The second ground can be dealt with more briefly. I will assume because I do not need to decide that the need for a Transport Study should have been appreciated by the Council so that it was at fault in not obtaining one earlier. I make it clear that I am not deciding that there was any fault. But albeit it came later it was dealt with by the claimants in the course of the examination. Thus there was no direct prejudice to them in the failure to put it in the general consultation before the hearing.
It is submitted that there was prejudice because others who did not see it might, if they had, have wished to make representations and so were unable to involve themselves in the examination. I am prepared to accept the possibility of prejudice to a party who has failed to succeed before an inspector where others have been prevented by a procedural defect from appearing. However, it is impossible to see how there would be any prejudice where the matter not put to consultation has been dealt with by the party unless there is something which could have been put by whoever was unable to appear, which was unknown to the party in question and which might have affected the result.

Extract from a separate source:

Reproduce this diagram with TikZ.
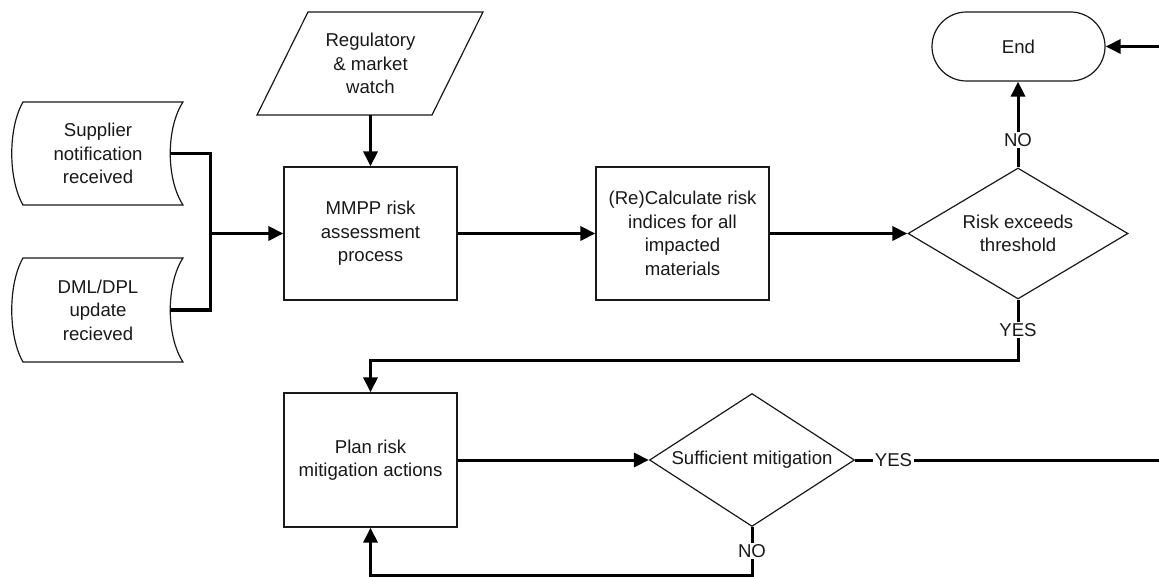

In this case, there is no evidence that anyone might have wanted to appear nor that there could have been any additional matter which was not dealt with by the claimants and which could have been advanced. Certainly there can be no sensible suggestion that there was any additional material which might have affected the result. Thus there was no prejudice and so the procedural defect (if there was one: it is very doubtful that there was) cannot avail the claimants. The second ground I reject.
However, the claimants succeed on their first ground. I shall hear counsel on the order I should make as a result.